Massive Tri-State Power Outages (since 1985)
|Date||Area Affected||No. Without Power||Duration|
|September 2008||Entire Tri-State||600,000||5-7 days|
|January 1985||Entire Tri-State||70,000||2-3 days|
Prepare for Power Outages
- Make a preparedness kit. Periodically check that items work. Consider adding the following items for power outages:
- Extra fuses
- Food that will not require cooking, manual can opener, food thermometer
- Develop and practice a plan.
- Consider buying a generator for your home and/or business.
- Learn about food safety during power outages.
Advised Action During A Power Outage
- Check if nearby houses have power. If the outage is limited to your home, then check circuit breakers and fuses to correct the problem.

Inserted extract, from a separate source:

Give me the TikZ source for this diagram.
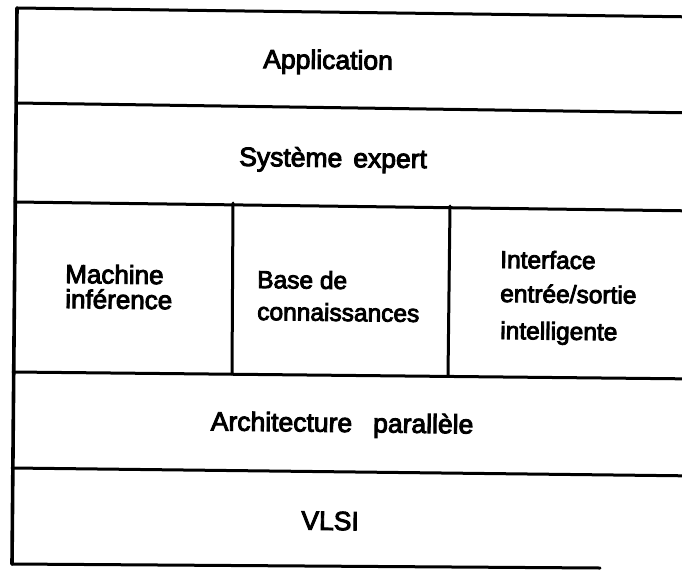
\documentclass[tikz,border=0pt]{standalone}
\usepackage{fontspec}
\setmainfont{Liberation Sans}
\newfontfamily\lblfont{Liberation Sans}[FakeBold=3.5]
\begin{document}
\begin{tikzpicture}[x=1pt,y=-1pt,
  rule/.style={line width=3pt,line cap=round},
  border/.style={line width=3.6pt,line cap=round},
  lbl/.style={inner sep=0pt,rotate=-0.7},
  big/.style={lbl,anchor=base,font=\lblfont\fontsize{26.5}{30}\selectfont},
  small/.style={lbl,anchor=base west,font=\lblfont\fontsize{24.5}{28}\selectfont},
  wide/.style={lbl,anchor=base west,font=\lblfont\fontsize{26}{30}\selectfont}]
\useasboundingbox (0,0) rectangle (682,570);
\clip (0,0) rectangle (682,570);

% corners of the layered frame (open on the right)
\coordinate (tl) at (17,8);
\coordinate (tr) at (700,17);
\coordinate (bl) at (12,564);
\coordinate (br) at (600,568);

% layer separators
\coordinate (a1) at (16,103);  \coordinate (a2) at (700,113);
\coordinate (b1) at (15,202);  \coordinate (b2) at (700,211);
\coordinate (c1) at (13,372);  \coordinate (c2) at (700,379);
\coordinate (d1) at (12,468);  \coordinate (d2) at (700,476);

% column separators of the middle layer
\coordinate (v1t) at (233,203); \coordinate (v1b) at (232,374);
\coordinate (v2t) at (450,206); \coordinate (v2b) at (448,376);

\draw[border] (tl) -- (bl);
\draw[rule] (tl) -- (tr);
\draw[rule] (a1) -- (a2);
\draw[rule] (b1) -- (b2);
\draw[rule] (c1) -- (c2);
\draw[rule] (d1) -- (d2);
\draw[rule] (bl) -- (br);
\draw[rule] (v1t) -- (v1b);
\draw[rule] (v2t) -- (v2b);

% layer labels
\node[big] (app)  at (328,69)  {Application};
\node[big] (se)   at (333,167) {Système\hspace{11pt}expert};
\node[wide] (mi1)  at (65,283)  {Machine};
\node[wide] (mi2)  at (65,308)  {inférence};
\node[small] (bc1)  at (257,288) {Base de};
\node[small] (bc2)  at (257,320) {connaissances};
\node[small] (io1)  at (500,268) {Interface};
\node[small] (io2)  at (500,302) {entrée/sortie};
\node[small] (io3)  at (500,339) {intelligente};
\node[big] (arch) at (342,432) {Architecture\hspace{21pt}parallèle};
\node[big] (vlsi) at (330,530) {VLSI};
\end{tikzpicture}
\end{document}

- You may lose cordless and Internet phone service during a power outage. Keep a phone on hand that does not require electricity.
- If the outage is widespread, then report it to your local energy company immediately:
- Duke Electric: 1-800-543-5599
- Duke Gas: 1-800-634-4300
- Duke Energy Outage website
- Stay away from downed power lines.
- Turn off lights and appliances to avoid circuit overload when power is restored.
- To prevent carbon monoxide poisoning, use generators, pressure washers, grills and similar items outdoors only. Do not use your stove or oven to heat rooms.
- Check with local authorities to be sure your water is safe.
- In hot weather, drink plenty of fluids to prevent heat-related illness.
- To prevent food spoilage, keep refrigerator and freezer doors closed as much as possible.